■ What the exercise asks:
Leaving the pictures out, print the lines from the first line of the listing through the line containing "const ref = useRef<HTMLCanvasElement", exactly as they read, and no others.

■ Supplied material:
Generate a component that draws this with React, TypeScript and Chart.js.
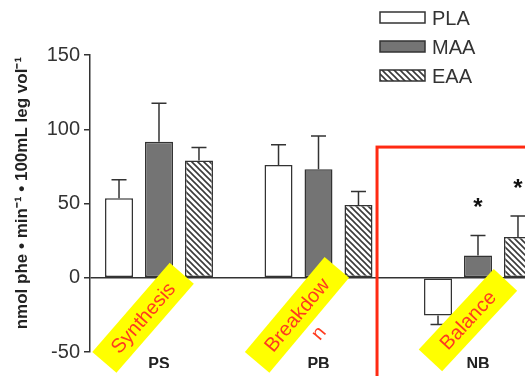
import { useEffect, useRef } from 'react';
import { Chart, registerables } from 'chart.js';

Chart.register(...registerables);

// ---- data ----
const categories = ['PS', 'PB', 'NB'];
const groupPositions = [0, 1, 2];
const seriesNames = ['PLA', 'MAA', 'EAA'];
const plaValues = [53.5, 76, -25.5];
const plaErrors = [12.5, 13.5, 6];
const maaValues = [91.5, 73, 15];
const maaErrors = [26, 22.5, 13.5];
const eaaValues = [79, 49, 27.5];
const eaaErrors = [8.7, 9, 14];
const yTickValues = [-50, 0, 50, 100, 150];
const yTitle = 'nmol phe • min⁻¹ • 100mL leg vol⁻¹';
const starredCategory = 2;
const starredSeries = [1, 2];

// ---- annotations (in data units) ----
const labelBoxes = [
  { text: 'Synthesis', extra: '', x: -0.1, y: -27, length: 118, angle: -49 },
  { text: 'Breakdow', extra: 'n', x: 0.865, y: -25, length: 124, angle: -50 },
  { text: 'Balance', extra: '', x: 1.937, y: -28.5, length: 110, angle: -47 },
];
const redBoxCorner = { x: 1.367, y: 88 };
const starOffset = 22;
const titleCenterValue = 57;

const FONT = '"Liberation Sans", Arial, Helvetica, sans-serif';
const EDGE = '#333333';
const GREY_FILL = '#747474';

function makeHatch(): CanvasPattern | string {
  const c = document.createElement('canvas');
  c.width = 6;
  c.height = 6;
  const g = c.getContext('2d');
  if (!g) return '#ccc';
  g.fillStyle = '#ffffff';
  g.fillRect(0, 0, 6, 6);
  g.strokeStyle = '#3a3a3a';
  g.lineWidth = 1.6;
  g.beginPath();
  g.moveTo(-1, -1); g.lineTo(7, 7);
  g.moveTo(-1, 5); g.lineTo(1, 7);
  g.moveTo(5, -1); g.lineTo(7, 1);
  g.stroke();
  const p = g.createPattern(c, 'repeat');
  return p || '#ccc';
}

export default function App() {
  const ref = useRef<HTMLCanvasElement | null>(null);

  useEffect(() => {
    const prevMargin = document.body.style.margin;
    document.body.style.margin = '0';
    const canvas = ref.current;
    if (!canvas) return;
    const hatch = makeHatch();
    const values = [plaValues, maaValues, eaaValues];
    const errors = [plaErrors, maaErrors, eaaErrors];
    const fills: any[] = ['#ffffff', GREY_FILL, hatch];

    const overlay = {
      id: 'overlay',
      afterDatasetsDraw(chart: any) {
        const ctx = chart.ctx;
        const ys = chart.scales.y;
        ctx.save();
        ctx.strokeStyle = EDGE;
        ctx.lineWidth = 1.5;
        chart.data.datasets.forEach((_ds: any, di: number) => {
          const meta = chart.getDatasetMeta(di);
          meta.data.forEach((bar: any, i: number) => {
            const v = values[di][i];
            const e = errors[di][i];
            const end = v >= 0 ? v + e : v - e;
            const y0 = ys.getPixelForValue(v);
            const y1 = ys.getPixelForValue(end);
            ctx.beginPath();
            ctx.moveTo(bar.x, y0);
            ctx.lineTo(bar.x, y1);
            ctx.moveTo(bar.x - 7.5, y1);
            ctx.lineTo(bar.x + 7.5, y1);
            ctx.stroke();
          });
        });
        // stars
        ctx.fillStyle = '#111';
        ctx.font = `bold 24px ${FONT}`;
        ctx.textAlign = 'center';
        ctx.textBaseline = 'middle';
        starredSeries.forEach((di) => {
          const bar = chart.getDatasetMeta(di).data[starredCategory];
          const v = values[di][starredCategory] + errors[di][starredCategory] + starOffset;
          ctx.fillText('*', bar.x, ys.getPixelForValue(v) + 6);
        });
        ctx.restore();
      },
      afterDraw(chart: any) {
        const ctx = chart.ctx;
        const xs = chart.scales.x;
        const ys = chart.scales.y;
        ctx.save();
        // y-axis title
        ctx.save();
        ctx.translate(22, ys.getPixelForValue(titleCenterValue));
        ctx.rotate(-Math.PI / 2);
        ctx.fillStyle = '#222';
        ctx.font = `bold 17px ${FONT}`;
        ctx.textAlign = 'center';
        ctx.textBaseline = 'middle';
        ctx.fillText(yTitle, 0, 0);
        ctx.restore();
        // red box
        ctx.strokeStyle = '#ff2a12';
        ctx.lineWidth = 3;
        const rx = xs.getPixelForValue(redBoxCorner.x);
        const ry = ys.getPixelForValue(redBoxCorner.y);
        ctx.strokeRect(rx, ry, 400, 400);
        // yellow labels
        labelBoxes.forEach((b) => {
          const cx = xs.getPixelForValue(b.x);
          const cy = ys.getPixelForValue(b.y);
          ctx.save();
          ctx.translate(cx, cy);
          ctx.rotate((b.angle * Math.PI) / 180);
          ctx.fillStyle = '#ffff00';
          ctx.fillRect(-b.length / 2, -16, b.length, 32);
          ctx.fillStyle = '#ff3b1f';
          ctx.font = `20px ${FONT}`;
          ctx.textAlign = 'center';
          ctx.textBaseline = 'middle';
          ctx.fillText(b.text, 0, 1);
          if (b.extra) ctx.fillText(b.extra, 0, 29);
          ctx.restore();
        });
        // legend
        const lx = 380;
        const ly = [12, 41, 70];
        seriesNames.forEach((name, i) => {
          ctx.fillStyle = fills[i];
          ctx.fillRect(lx, ly[i], 45, 11);
          ctx.strokeStyle = EDGE;
          ctx.lineWidth = 1.5;
          ctx.strokeRect(lx, ly[i], 45, 11);
          ctx.fillStyle = '#333';
          ctx.font = `20px ${FONT}`;
          ctx.textAlign = 'left';
          ctx.textBaseline = 'middle';
          ctx.fillText(name, lx + 52, ly[i] + 7);
        });
        ctx.restore();
      },
    };

    const datasets = seriesNames.map((name, di) => ({
      label: name,
      data: groupPositions.map((x, i) => ({ x, y: values[di][i] })),
      backgroundColor: fills[di],
      borderColor: EDGE,
      borderWidth: 1.5,
      borderSkipped: false as const,
      categoryPercentage: 0.752,
      barPercentage: 0.7,
    }));

    const chart = new Chart(canvas, {
      type: 'bar',
      data: { datasets },
      plugins: [overlay],
      options: {
        animation: false,
        responsive: false,
        devicePixelRatio: 1,
        layout: { padding: { top: 55, right: 0, bottom: 8, left: 0 } },
        plugins: { legend: { display: false }, tooltip: { enabled: false } },
        scales: {
          x: {
            type: 'linear',
            offset: false,
            min: -0.4326,
            max: 2.2947,
            grid: { display: false, drawTicks: false, offset: false },
            border: { display: false },
            afterBuildTicks: (s: any) => {
              s.ticks = groupPositions.map((v) => ({ value: v }));
            },
            afterFit: (s: any) => {
              s.height = 16;
              s.paddingLeft = 0;
              s.paddingRight = 0;
            },
            ticks: {
              padding: 3,
              color: '#222',
              font: { family: FONT, size: 16, weight: 'bold' },
              callback: (v: any) => categories[groupPositions.indexOf(Number(v))] ?? '',
            },
          },
          y: {
            min: -50,
            max: 150,
            afterBuildTicks: (s: any) => {
              s.ticks = yTickValues.map((v) => ({ value: v }));
            },
            afterFit: (s: any) => {
              s.width = 90;
            },
            border: { color: EDGE, width: 1.5 },
            grid: {
              lineWidth: 1.5,
              color: (c: any) => (c.tick && c.tick.value === 0 ? EDGE : 'rgba(0,0,0,0)'),
              tickColor: EDGE,
              tickLength: 6,
              drawTicks: true,
            },
            ticks: {
              padding: 4,
              color: '#333',
              font: { family: FONT, size: 20 },
            },
          },
        },
      },
    });
    return () => {
      chart.destroy();
      document.body.style.margin = prevMargin;
    };
  }, []);

  return (
    <div style={{ width: 525, height: 376, overflow: 'hidden' }}>
      <canvas ref={ref} width={525} height={376} style={{ display: 'block' }} />
    </div>
  );
}
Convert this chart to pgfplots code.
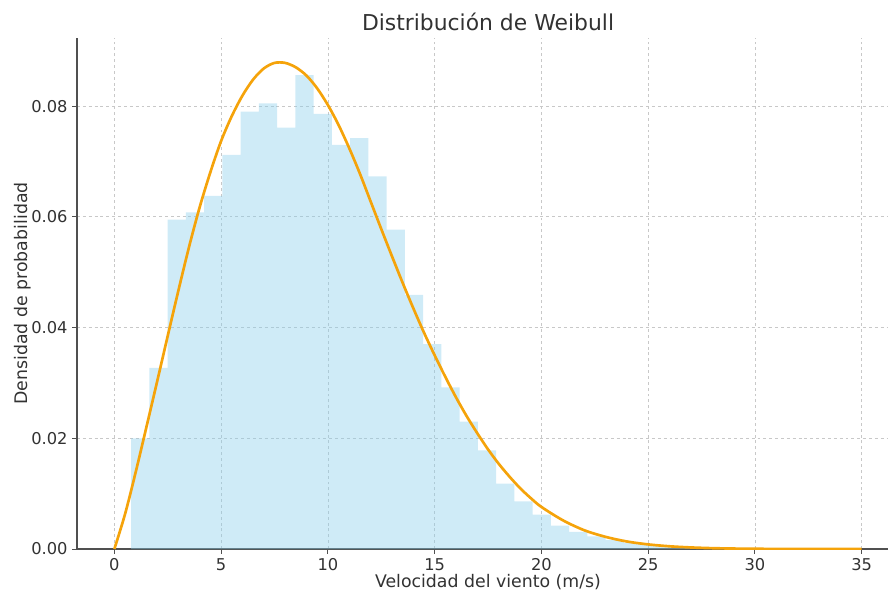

■ Task solution:
Generate a component that draws this with React, TypeScript and Chart.js.
import { useEffect, useRef } from 'react';
import { Chart, registerables } from 'chart.js';

Chart.register(...registerables);

// ---- data ----
const categories = ['PS', 'PB', 'NB'];
const groupPositions = [0, 1, 2];
const seriesNames = ['PLA', 'MAA', 'EAA'];
const plaValues = [53.5, 76, -25.5];
const plaErrors = [12.5, 13.5, 6];
const maaValues = [91.5, 73, 15];
const maaErrors = [26, 22.5, 13.5];
const eaaValues = [79, 49, 27.5];
const eaaErrors = [8.7, 9, 14];
const yTickValues = [-50, 0, 50, 100, 150];
const yTitle = 'nmol phe • min⁻¹ • 100mL leg vol⁻¹';
const starredCategory = 2;
const starredSeries = [1, 2];

// ---- annotations (in data units) ----
const labelBoxes = [
  { text: 'Synthesis', extra: '', x: -0.1, y: -27, length: 118, angle: -49 },
  { text: 'Breakdow', extra: 'n', x: 0.865, y: -25, length: 124, angle: -50 },
  { text: 'Balance', extra: '', x: 1.937, y: -28.5, length: 110, angle: -47 },
];
const redBoxCorner = { x: 1.367, y: 88 };
const starOffset = 22;
const titleCenterValue = 57;

const FONT = '"Liberation Sans", Arial, Helvetica, sans-serif';
const EDGE = '#333333';
const GREY_FILL = '#747474';

function makeHatch(): CanvasPattern | string {
  const c = document.createElement('canvas');
  c.width = 6;
  c.height = 6;
  const g = c.getContext('2d');
  if (!g) return '#ccc';
  g.fillStyle = '#ffffff';
  g.fillRect(0, 0, 6, 6);
  g.strokeStyle = '#3a3a3a';
  g.lineWidth = 1.6;
  g.beginPath();
  g.moveTo(-1, -1); g.lineTo(7, 7);
  g.moveTo(-1, 5); g.lineTo(1, 7);
  g.moveTo(5, -1); g.lineTo(7, 1);
  g.stroke();
  const p = g.createPattern(c, 'repeat');
  return p || '#ccc';
}

export default function App() {
  const ref = useRef<HTMLCanvasElement | null>(null);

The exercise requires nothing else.